The power station in Iceland is Hellisheidi geothermal power plant, the third-largest of its kind in the world, with the capacity for 303 megawatts of electricity and 133 megawatts of hot water.
It is already a very low carbon emitter, only venting some volcanic gasses as part of the process. But Iceland is targeting zero emissions for its power generation, and is working on a number of technologies to do this.
One has been carbon storage, where CarbFix2 - led by Reykjavik Energyand funded by the European Union's Horizon 2020 research and innovation programme - has partnered with academics to succesfully store captured carbon dioxide (CO2) in basalt rock.
This kind of technology takes CO2 directly from ambient air, meaning it doesn’t need to be captured at the source, although efficiencies are higher.
Cynics point out that trees do a similar job, with far fewer technology constraints. But this method is instantaneous, and doesn't require water or space. And it's meant to be complimentary, where growing trees isn't feasible, such as in a desert.
The Pilot Project in Hellisheidi
Direct-air-capture technologies can also be used in innovative ways when it comes to storing the carbon. And in the case of this pilot plant at Hellisheidi in Iceland, the captured CO2 is stored deep underground. To do this, waste-heat is used from the geothermal plant to bind CO2 with water.
Stored in basalt rock, it rapidly forms mineral compounds, imitating natural processes in a much swifter reaction that remains stable for millions of years. Other parts of the world where basalt forms may also offer a similar long-term storage option.
The technology costs are high enough to be considered a real moon-shot, however, and there are many practical constraints, many of them around commercialisation. Jan Wurzbacher, Climeworks’s director, told Quartz that the company hopes to bring costs down to about 100 USD per metric tonne of carbon dioxide, without releasing details on current costs. Establishing trees is estimated to cost around 25 USD per tonne of carbon.
And this current pilot setup in Iceland is currently only able to capture 50 tonnes of CO2 per year. According to IEA data, humans are releasing around 33 gigatons of CO2 into the air each year, or 33 billion tonnes. So on the global scale, it only offsets one single US household.

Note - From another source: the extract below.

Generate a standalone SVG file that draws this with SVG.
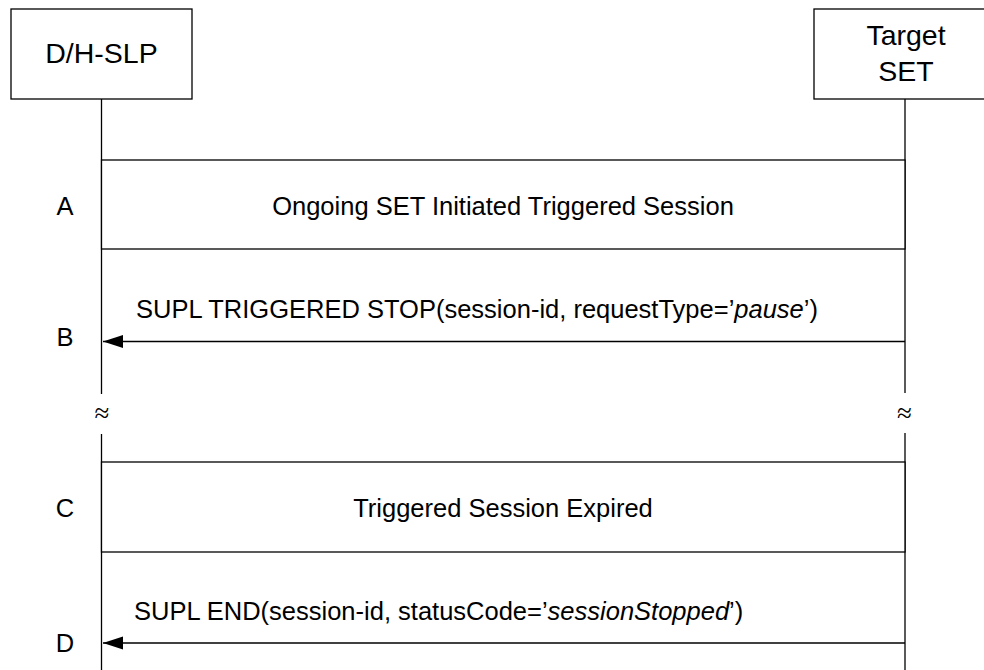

Even at that cost level, the technology can only scale well with billions of dollars of investment. But it is hoped that rapid efficiency improvement can take place, driving costs dramatically lower in the direct-air-capture space. And developing an artificial carbon cycle that can scale to create more carbon negative power generation and plants could become a major industry, and one that even plays a role in the fight against climate change.